[Given exercise] The line containing "plt.rcParams['font.family'] = ['Liberation" marks the end: extract everything from the first line of the data through that line, exactly, with no pictures.

begin

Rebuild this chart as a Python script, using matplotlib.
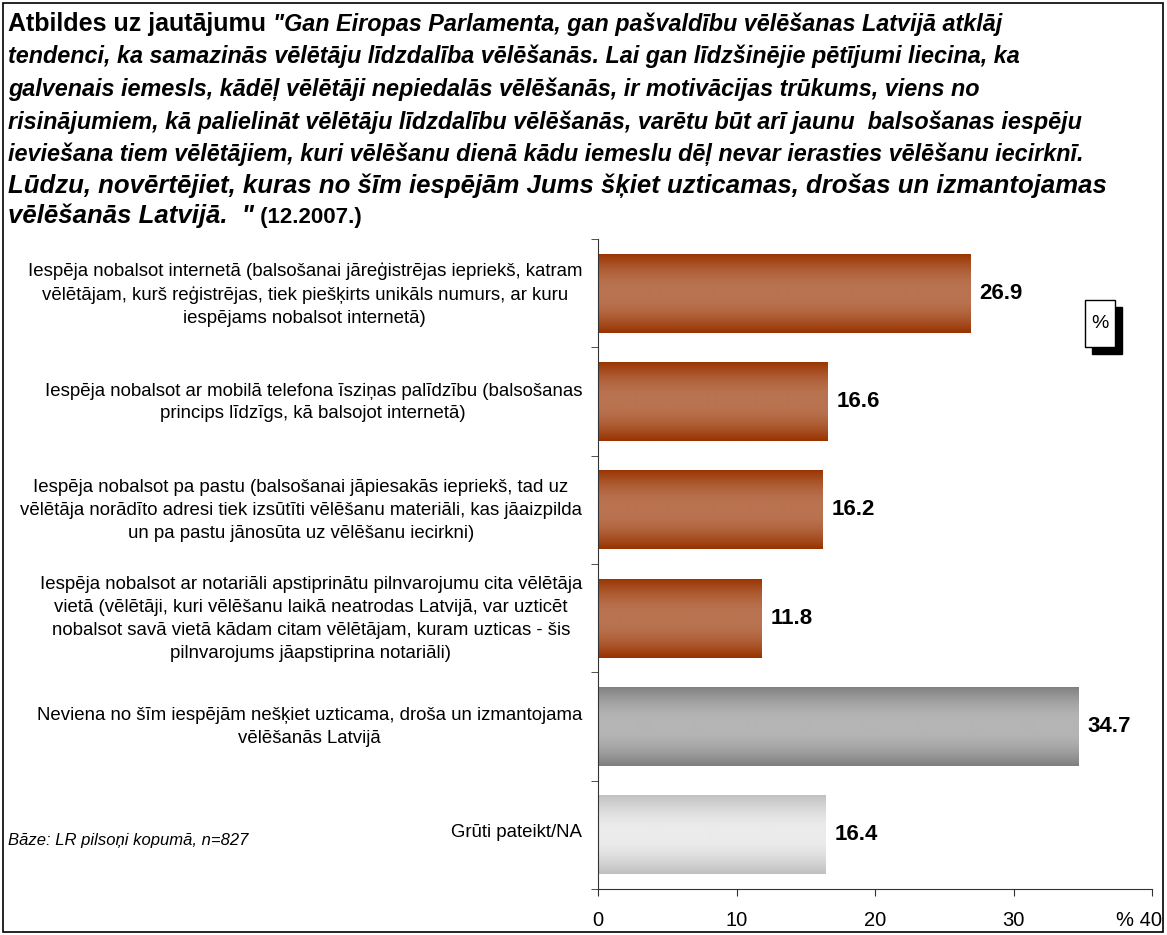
import numpy as np
import matplotlib.pyplot as plt
from matplotlib.patches import Rectangle
from matplotlib.transforms import ScaledTranslation

plt.rcParams['font.family'] = ['Liberation Sans', 'DejaVu Sans']

# data
labels = [
    'Iespēja nobalsot internetā (balsošanai jāreģistrējas iepriekš, katram\n'
    'vēlētājam, kurš reģistrējas, tiek piešķirts unikāls numurs, ar kuru\n'
    'iespējams nobalsot internetā)',
    'Iespēja nobalsot ar mobilā telefona īsziņas palīdzību (balsošanas\n'
    'princips līdzīgs, kā balsojot internetā)',
    'Iespēja nobalsot pa pastu (balsošanai jāpiesakās iepriekš, tad uz\n'
    'vēlētāja norādīto adresi tiek izsūtīti vēlēšanu materiāli, kas jāaizpilda\n'
    'un pa pastu jānosūta uz vēlēšanu iecirkni)',
    'Iespēja nobalsot ar notariāli apstiprinātu pilnvarojumu cita vēlētāja\n'
    'vietā (vēlētāji, kuri vēlēšanu laikā neatrodas Latvijā, var uzticēt\n'
    'nobalsot savā vietā kādam citam vēlētājam, kuram uzticas - šis\n'
    'pilnvarojums jāapstiprina notariāli)',
    'Neviena no šīm iespējām nešķiet uzticama, droša un izmantojama\n'
    'vēlēšanās Latvijā',
    'Grūti pateikt/NA',
]
values = [26.9, 16.6, 16.2, 11.8, 34.7, 16.4]
groups = ['option', 'option', 'option', 'option', 'none', 'dk']
xticks = [0, 10, 20, 30, 40]
xticklabels = ['0', '10', '20', '30', '% 40']

# edge colour, centre colour of the bar gradient
gradients = {
    'option': ('#993300', '#b97350'),
    'none': ('#7f7f7f', '#b5b5b5'),
    'dk': ('#bfbfbf', '#ebebeb'),
}

W, H = 1167, 935
fig = plt.figure(figsize=(W / 100, H / 100), dpi=100)

def fx(px):
    return px / W

def fy(py):
    return 1 - py / H

ax = fig.add_axes([fx(598), fy(889), (1152 - 598) / W, (889 - 239) / H])

ypos = np.arange(len(values))
bars = ax.barh(ypos, values, height=0.73, color='none', edgecolor='none')

def hex2rgb(c):
    c = c.lstrip('#')
    return np.array([int(c[i:i + 2], 16) for i in (0, 2, 4)]) / 255.0

# vertical gradient fill, clipped to each bar
for patch, g in zip(bars, groups):
    edge, mid = hex2rgb(gradients[g][0]), hex2rgb(gradients[g][1])
    t = np.abs(np.linspace(-1, 1, 80))
    s = np.clip((t - 0.15) / 0.85, 0, 1) ** 1.6
    grad = mid[None, :] * (1 - s[:, None]) + edge[None, :] * s[:, None]
    x0, y0 = patch.get_x(), patch.get_y()
    im = ax.imshow(grad[:, None, :], extent=[x0, x0 + patch.get_width(), y0 + patch.get_height(), y0],
                   aspect='auto', interpolation='bilinear', zorder=2)
    im.set_clip_path(patch)

for yi, v in zip(ypos, values):
    ax.text(v + 0.65, yi, f'{v:.1f}', va='center', ha='left', fontsize=16, fontweight='bold')

ax.set_xlim(0, 40)
ax.set_ylim(len(values) - 0.5, -0.5)

ax.set_yticks(ypos)
ax.set_yticklabels(labels, multialignment='center', fontsize=13.4, linespacing=1.45)
ax.set_yticks(np.arange(-0.5, len(values), 1), minor=True)
ax.tick_params(axis='y', which='major', length=0, pad=11.5)
ax.tick_params(axis='y', which='minor', length=5, direction='out', color='#333333')
for lbl in ax.get_yticklabels():
    lbl.set_transform(lbl.get_transform() + ScaledTranslation(0, 4 / 100, fig.dpi_scale_trans))

ax.set_xticks(xticks)
ax.set_xticklabels(xticklabels)
ax.tick_params(axis='x', length=5, direction='out', labelsize=14.5, pad=11, color='#333333')
last = ax.get_xticklabels()[-1]
last.set_ha('right')
last.set_transform(last.get_transform() + ScaledTranslation(10 / 100, 0, fig.dpi_scale_trans))

for side in ['top', 'right']:
    ax.spines[side].set_visible(False)
for side in ['left', 'bottom']:
    ax.spines[side].set_color('#333333')

# title, mixed bold / bold italic
title_rows = [
    [('Atbildes uz jautājumu ', 'normal', 18), ('"Gan Eiropas Parlamenta, gan pašvaldību vēlēšanas Latvijā atklāj', 'italic', 16.8)],
    [('tendenci, ka samazinās vēlētāju līdzdalība vēlēšanās. Lai gan līdzšinējie pētījumi liecina, ka', 'italic', 16.8)],
    [('galvenais iemesls, kādēļ vēlētāji nepiedalās vēlēšanās, ir motivācijas trūkums, viens no', 'italic', 16.8)],
    [('risinājumiem, kā palielināt vēlētāju līdzdalību vēlēšanās, varētu būt arī jaunu  balsošanas iespēju', 'italic', 16.8)],
    [('ieviešana tiem vēlētājiem, kuri vēlēšanu dienā kādu iemeslu dēļ nevar ierasties vēlēšanu iecirknī.', 'italic', 16.8)],
    [('Lūdzu, novērtējiet, kuras no šīm iespējām Jums šķiet uzticamas, drošas un izmantojamas', 'italic', 18.5)],
    [('vēlēšanās Latvijā.  "', 'italic', 18.5), (' (12.2007.)', 'normal', 16)],
]
row_base = [31, 63.5, 96, 128.5, 161, 193, 223]

renderer = fig.canvas.get_renderer()
for row, yb in zip(title_rows, row_base):
    xpx = 8
    for txt, style, size in row:
        t = fig.text(fx(xpx), fy(yb), txt, fontsize=size, fontweight='bold', style=style,
                     ha='left', va='baseline')
        xpx = t.get_window_extent(renderer).x1

# "%" box with shadow
fig.patches.append(Rectangle((fx(1092), fy(354)), 30 / W, 47 / H, transform=fig.transFigure,
                             facecolor='black', edgecolor='black', zorder=5))
fig.patches.append(Rectangle((fx(1085), fy(347)), 30 / W, 47 / H, transform=fig.transFigure,
                             facecolor='white', edgecolor='black', lw=1, zorder=6))
fig.text(fx(1100), fy(323), '%', ha='center', va='center', fontsize=14, zorder=7)

fig.text(fx(8), fy(840), 'Bāze: LR pilsoņi kopumā, n=827', style='italic', fontsize=12,
         ha='left', va='center')

# outer frame
fig.patches.append(Rectangle((fx(3), fy(932)), 1160 / W, 929 / H, transform=fig.transFigure,
                             fill=False, edgecolor='black', lw=1.2))

fig.savefig('out.png', dpi=100)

end

[Output of the exercise]
Rebuild this chart as a Python script, using matplotlib.
import numpy as np
import matplotlib.pyplot as plt
from matplotlib.patches import Rectangle
from matplotlib.transforms import ScaledTranslation

plt.rcParams['font.family'] = ['Liberation Sans', 'DejaVu Sans']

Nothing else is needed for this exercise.